O método aqui é simples: dissimular, velar, encobrir, rasurar, deformar imagens; comprimir, esticar, ampliar ou reduzir o plano; criar recortes, interposições, dobras, sobreposições, a fim de converter uma imagem bidimensional em volume e vice-versa. São procedimentos em que exploro a relação constitutiva entre matéria e representação, seja por meio da justaposição entre a imagem física e a imagem luz projetada ou por meio da aproximação entre o desenho manual e os processos de pós-produção digital. Desta maneira crio assim alusões entre processos distintos, pondo em dúvida a natureza descritiva do plano bidimensional ou mesmo afirmando-o de maneira metalinguística.

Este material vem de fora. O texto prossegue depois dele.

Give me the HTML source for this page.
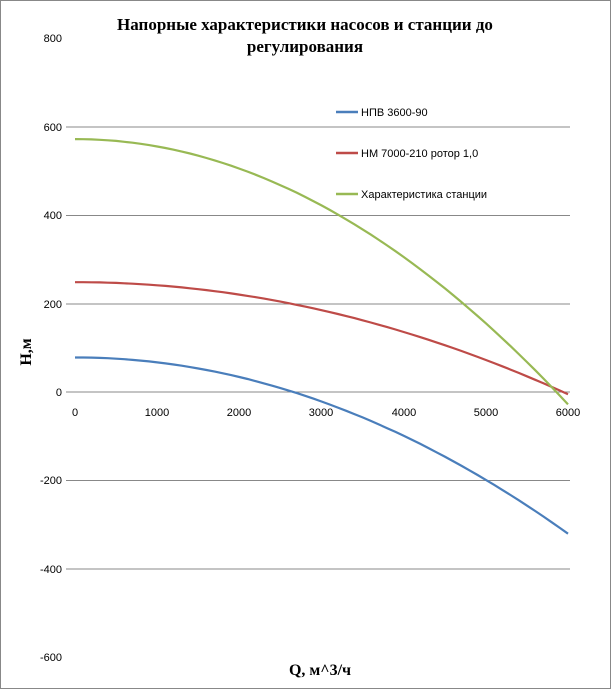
<!DOCTYPE html>
<html><head><meta charset="utf-8"><style>
html,body{margin:0;padding:0;background:#fff}
svg{display:block}
text{font-family:"Liberation Sans","DejaVu Sans",sans-serif}
</style></head><body>
<svg id="s" width="611" height="689" viewBox="0 0 611 689" xmlns="http://www.w3.org/2000/svg">
<rect x="0.5" y="0.5" width="610" height="688" fill="#fff" stroke="#888"/>
<text x="305" y="30" text-anchor="middle" font-family="Liberation Serif,serif" font-weight="bold" font-size="17" style="font-family:'Liberation Serif',serif">Напорные характеристики насосов и станции до</text>
<text x="305" y="52" text-anchor="middle" font-weight="bold" font-size="17" style="font-family:'Liberation Serif',serif">регулирования</text>
<g stroke="#888" stroke-width="1">
<line x1="66" y1="127" x2="570" y2="127"/>
<line x1="66" y1="215.5" x2="570" y2="215.5"/>
<line x1="66" y1="304" x2="570" y2="304"/>
<line x1="66" y1="392" x2="570" y2="392"/>
<line x1="66" y1="480.5" x2="570" y2="480.5"/>
<line x1="66" y1="569" x2="570" y2="569"/>
</g>
<g font-size="11" fill="#000" text-anchor="end">
<text x="62" y="42">800</text><text x="62" y="131">600</text><text x="62" y="219">400</text>
<text x="62" y="308">200</text><text x="62" y="396">0</text><text x="62" y="484">-200</text>
<text x="62" y="573">-400</text><text x="62" y="661">-600</text>
</g>
<g font-size="11" text-anchor="middle">
<text x="75" y="416">0</text><text x="157" y="416">1000</text><text x="239" y="416">2000</text>
<text x="321" y="416">3000</text><text x="404" y="416">4000</text><text x="486" y="416">5000</text><text x="568" y="416">6000</text>
</g>
<text x="320" y="675" text-anchor="middle" font-weight="bold" font-size="16" style="font-family:'Liberation Serif',serif">Q, м^3/ч</text>
<text transform="translate(31,352) rotate(-90)" text-anchor="middle" font-weight="bold" font-size="16" style="font-family:'Liberation Serif',serif">H,м</text>
<path id="b" fill="none" stroke="#4a7ebb" stroke-width="2.2"/>
<path id="r" fill="none" stroke="#be4b48" stroke-width="2.2"/>
<path id="g" fill="none" stroke="#98b954" stroke-width="2.2"/>
<g font-size="11">
<line x1="336" y1="112" x2="358" y2="112" stroke="#4a7ebb" stroke-width="2.5"/><text x="361" y="116">НПВ 3600-90</text>
<line x1="336" y1="153" x2="358" y2="153" stroke="#be4b48" stroke-width="2.5"/><text x="361" y="157">НМ 7000-210 ротор 1,0</text>
<line x1="336" y1="194" x2="358" y2="194" stroke="#98b954" stroke-width="2.5"/><text x="361" y="198">Характеристика станции</text>
</g>
</svg>
<script>
function mk(h0,h6){var a=(h0-h6)/36e6,d="";for(var q=0;q<=6000;q+=100){var h=h0-a*q*q;var x=75+q*0.08217,y=392-h*0.4429;d+=(q?"L":"M")+x.toFixed(1)+" "+y.toFixed(1);}return d;}
document.getElementById("b").setAttribute("d",mk(78,-320));
document.getElementById("r").setAttribute("d",mk(248,-5));
document.getElementById("g").setAttribute("d",mk(571,-28));
</script>
</body></html>
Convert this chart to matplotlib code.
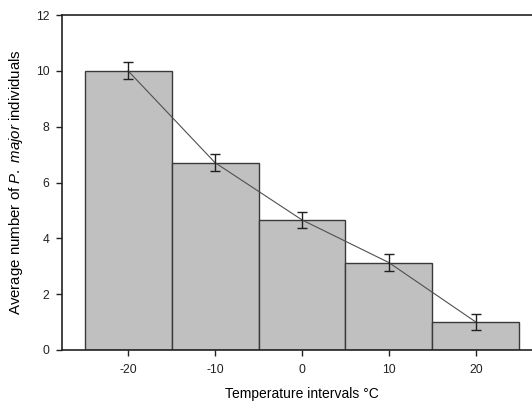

O fio condutor desses experimentos é a decalcomania, que se dá por meio de dois processos distintos: o uso da sombra como meio de gerar um signo gráfico, resultando também numa projeção, um duplo. O segundo processo é o uso da reprodução de figuras
de cunho científico, extraídas de livros e enciclopédias, e de procedimentos que intervém sobre essas imagens, gerando outros tipos de associações, reformulações, releituras, paródias, alusões
e citações. O livro não é um objeto escolhido ao acaso: ele foi e continua sendo um dos principais dispositivos a favor da difusão do conhecimento (científico). O livro é um mediador do conhecimento que temos do mundo e da natureza. Tal como a sombra projetada, que é aqui utilizada como uma forma ideal, platônica, o livro é afirmado também como impressão, como marca, cópia, fác-símile; um instrumento para pensar e articular a relação fundamental entre o real e a linguagem, o real e a imagem. Uma dinâmica se afirma assim na relação entre verdade objetiva (ou verdade científica) e a “mentira” postulada pelas imagens: figuras científicas corrompidas de sua função, e agora recolocadas em um jogo imaginário que questiona o próprio fundamento da percepção, e evidentemente, da noção de verdade.


A sombra se torna em meu processo um meio para alcançar o visível, ou melhor, uma ferramenta que opera sobre o visível, e que reconfigura nosso entendimento e percepção acerca da natureza.